Founded in 1920 and based in northern Italy, Gazzola had 1999 sales of approximately $46 million and EBITDA of approximately $4.5 million, establishing it as the largest manufacturer of private label pasta in Europe. The combined Company would have had 1999 sales and EBITDA of approximately $180 million and $12.6 million, respectively.

In exchange for 91% of the stock of Gazzola, Spigadoro’s wholly-owned subsidiary, Petrini S.p.A., has agreed to pay $11.75 million in cash and stock at the closing, plus additional payments of up to $5 million two years from the closing subject to certain performance milestones.

Gazzola exports approximately 75% of its products throughout Europe, and has a particularly strong presence in Italy, France and GERMANY. Its customers include some of the largest supermarket chains in Europe, including Carrefour and Promodes, which have announced their plan to merge and create the world’s second largest retailer, Metro (Germany) and Aldi (Great Britain), as well as large industrial groups such as Barilla, the largest pasta manufacturer in Italy.

The addition of Gazzola’s sales will more than double Spigadoro’s current pasta and flour division sales and Gazzola’s state-of-the-art production facility will increase Spigadoro’s total pasta production capacity by threefold.

The Company noted that the modern, cost-efficient Gazzola facility will immediately improve the Company’s overall production efficiencies. In addition, it is anticipated that Spigadoro may reallocate production as necessary between its two pasta facilities to further enhance efficiencies.

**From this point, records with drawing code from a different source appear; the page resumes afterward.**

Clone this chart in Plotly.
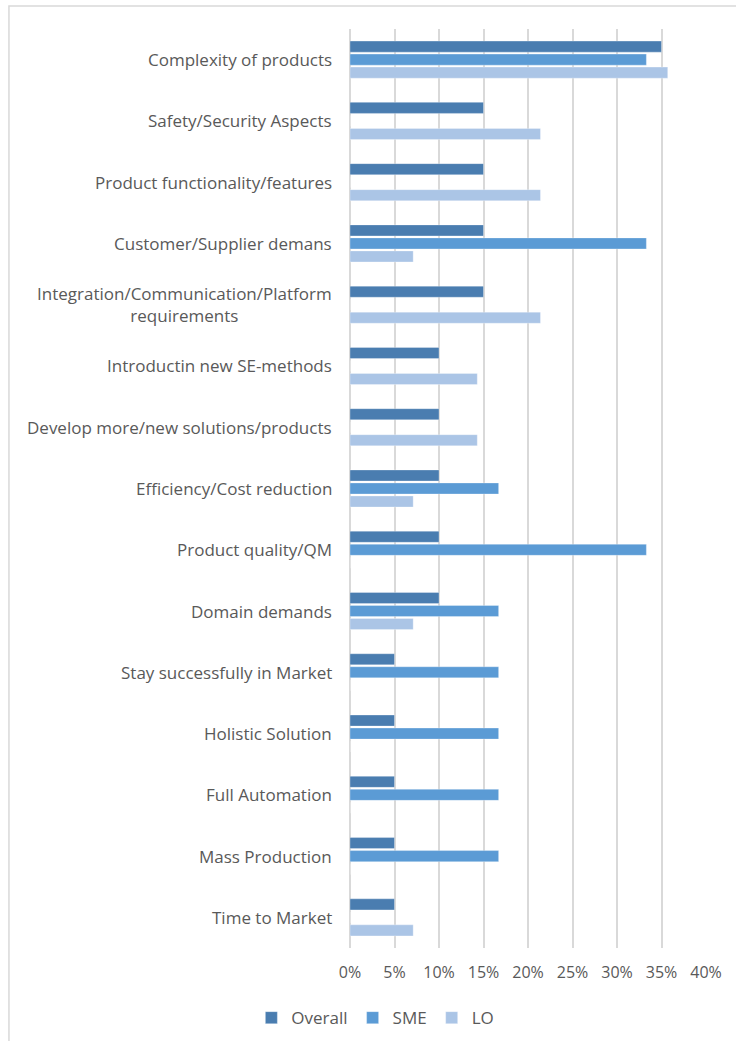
import plotly.graph_objects as go

categories = [
    "Complexity of products",
    "Safety/Security Aspects",
    "Product functionality/features",
    "Customer/Supplier demans",
    "Integration/Communication/Platform<br>requirements",
    "Introductin new SE-methods",
    "Develop more/new solutions/products",
    "Efficiency/Cost reduction",
    "Product quality/QM",
    "Domain demands",
    "Stay successfully in Market",
    "Holistic Solution",
    "Full Automation",
    "Mass Production",
    "Time to Market",
]

overall = [0.35, 0.15, 0.15, 0.15, 0.15, 0.10, 0.10, 0.10, 0.10, 0.10, 0.05, 0.05, 0.05, 0.05, 0.05]
sme = [0.333, 0, 0, 0.333, 0, 0, 0, 0.167, 0.333, 0.167, 0.167, 0.167, 0.167, 0.167, 0]
lo = [0.357, 0.214, 0.214, 0.071, 0.214, 0.143, 0.143, 0.071, 0, 0.071, 0, 0, 0, 0, 0.071]

series = [("Overall", overall, "#4a7db0"), ("SME", sme, "#5b9bd5"), ("LO", lo, "#abc5e6")]

FONT = "Open Sans"
TEXT = "#595959"

fig = go.Figure()
for name, vals, color in series:
    fig.add_trace(go.Bar(
        y=categories, x=vals, name=name, orientation="h",
        marker=dict(color=color, line=dict(color="rgba(255,255,255,0.6)", width=0.5)),
    ))

# category labels, centred per line and right-aligned against the axis
for cat in categories:
    fig.add_annotation(
        x=0, xref="paper", y=cat, yref="y", text=cat, showarrow=False,
        xanchor="right", align="center", xshift=-16,
        font=dict(family=FONT, size=17, color=TEXT),
    )

# chart frame
fig.add_shape(type="rect", xref="paper", yref="paper",
              x0=-0.958, x1=1.3, y0=-0.2, y1=1.025,
              line=dict(color="#d9d9d9", width=1.5), fillcolor="rgba(0,0,0,0)", layer="below")

fig.update_layout(
    width=736, height=1041,
    margin=dict(l=350, r=30, t=29, b=93),
    paper_bgcolor="white", plot_bgcolor="white",
    barmode="group", bargap=0.363, bargroupgap=0.15,
    font=dict(family=FONT, size=17, color=TEXT),
    showlegend=True,
    legend=dict(orientation="h", xref="container", x=0.51, xanchor="center",
                yref="container", y=0.022, yanchor="middle",
                font=dict(family=FONT, size=17, color=TEXT), itemwidth=30,
                traceorder="normal"),
    xaxis=dict(range=[0, 0.40], dtick=0.05, tickformat=".0%", showgrid=True,
               gridcolor="#d9d9d9", gridwidth=1.5, zeroline=True, zerolinecolor="#d9d9d9",
               zerolinewidth=1.5, showline=False, ticks="", ticklabelstandoff=13,
               tickfont=dict(family=FONT, size=16, color=TEXT)),
    yaxis=dict(autorange="reversed", showticklabels=False, showgrid=False, ticks="",
               showline=False),
)

fig.write_html("out.html")
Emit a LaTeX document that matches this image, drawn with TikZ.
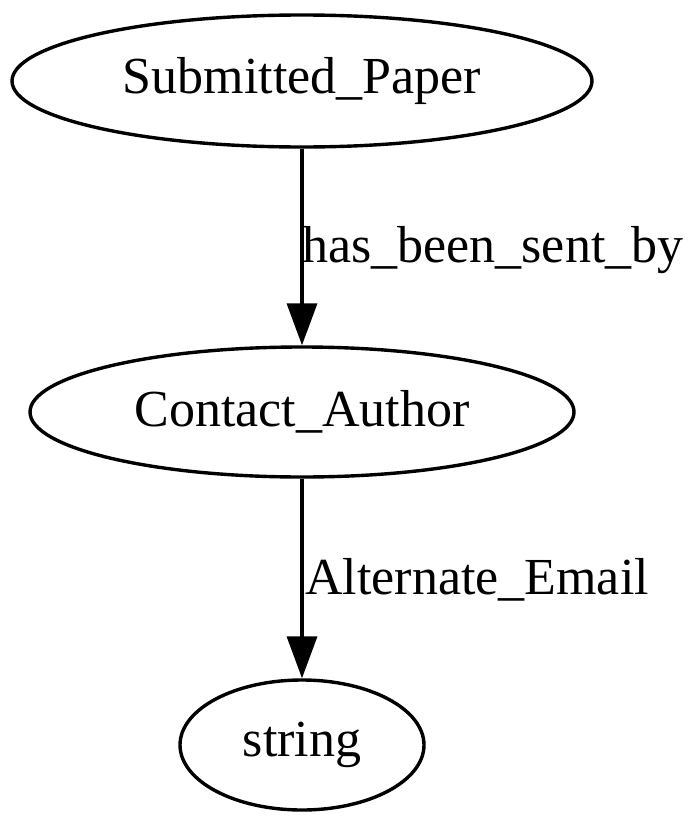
\documentclass[tikz,border=0pt]{standalone}
\usepackage{fontspec}
\setmainfont{Liberation Serif}
\usetikzlibrary{arrows.meta,shapes.geometric}
\begin{document}
\begin{tikzpicture}[x=1pt,y=1pt,
  st/.style={ellipse,draw,line width=3.4pt,inner sep=0pt,font=\fontsize{52}{62}\selectfont},
  edge/.style={line width=3.6pt,-{Triangle[length=42pt,width=30pt]}},
  lab/.style={font=\fontsize{52}{62}\selectfont,anchor=west,inner sep=0pt}]
\useasboundingbox (0,0) rectangle (700,-827);
\node[st,minimum width=580pt,minimum height=132pt] (sp) at (302,-81) {Submitted\_Paper};
\node[st,minimum width=544pt,minimum height=130pt] (ca) at (302,-412) {Contact\_Author};
\node[st,minimum width=244pt,minimum height=130pt] (s) at (302,-745) {string};
\draw[edge] (sp) -- (ca);
\node[lab] (l1) at (302,-250) {has\_been\_sent\_by};
\draw[edge] (ca) -- (s);
\node[lab] (l2) at (305,-580) {Alternate\_Email};
\end{tikzpicture}
\end{document}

“We are very excited to add Gazzola to the Spigadoro group”, said Jacob Agam, Chairman and Chief Executive Officer of Spigadoro. “As the first of a number of acquisitions that we intend to make this year, Gazzola is an important milestone and represents a significant expansion of our pasta operations. The addition of Gazzola will increase Spigadoro’s distribution capabilities by opening up new markets in France, Germany and elsewhere in Europe.”

Mr. Agam continued, “Private label pasta is among the most attractive and fastest growing segments of the pasta market and this acquisition establishes Spigadoro as the European leader in the private label sector. In addition, our ability to offer our customers a combination of branded and private label products will provide us with a competitive advantage.”

Carlo Petrini, Co-Chairman of Spigadoro, added: “Gazzola’s business in general and the private label business in particular is well suited for exports, which is a key component of our growth strategy. In addition, we believe that Gazzola’s strong presence in France and Germany will create opportunities for Gazzola and Petrini to cross-market their products throughout much of Western Europe.”

Dino Gazzola, Chief Executive Officer of Pastificio Gazzola, commented: “After 80 years as a private company, I am excited to join the Spigadoro group and to gain access to the resources and scope of a larger public company that is committed to growth in the European pasta and food market. I share the Spigadoro vision and look forward to continuing the development of our business with Spigadoro and to building a powerful new force in the sector.”

Spigadoro also noted that it intended to continue to operate Gazzola as a separate subsidiary of Petrini and that Dino Gazzola would remain as Gazzola’s chief executive officer. Mr. Gazzola will also become a shareholder of Spigadoro. The closing of the transaction is subject to a number of conditions. About Spigadoro

Spigadoro is a leading manufacturer of branded products in the Mediterranean food sector. Its pasta and other Mediterranean products are internationally recognized as high quality products and are marketed under the brand name “Spigadoro” (“Golden Ear of Wheat”) in Italy, Europe, the U.S. and the Far East. The Company’s animal feed products are manufactured at seven plants throughout Italy and are marketed under the “Petrini” name. The Company has previously announced an aggressive growth strategy that includes a consolidation of small and mid-cap companies within the food and animal feed industries in Europe (and in particular Italy, Germany, France and Spain).

Statements in this press release that are not descriptions of historical facts are forward-looking statements that are subject to risks and uncertainties. Such statements, including those regarding among other things, our strategy, future prospects and results of operations, are dependent on any number of factors, including market conditions, competition and the availability of financing, many of which are outside of our control. Actual results could differ materially from those currently anticipated due to a number of factors, including those set forth in our Securities and Exchange Commission filings under “Risk Factors.” These factors include the following: we have changed our principal business and we may not be successful operating a new business; if we do not successfully sell our existing computer business, the combined company may be adversely affected; Vertical Financial Holdings and affiliated entities control Spigadoro; our substantial debt may adversely affect our ability to obtain additional funds and increase our vulnerability to economic or business downturns; our operating results will be adversely affected by charges from acquisitions; our strategy of acquiring other companies for growth may not succeed and may adversely affect our financial condition, results of operations and cash flows; intense competition in the pasta and animal feed industries may adversely affect operating results; our business may be adversely affected by risks associated with foreign operations; and other risks. In addition, our acquisition negotiations are in various stages and, except as previously announced, we have no agreement or arrangements relating to any acquisitions. We are unable to predict whether or when any of these negotiations will result in any definitive agreements.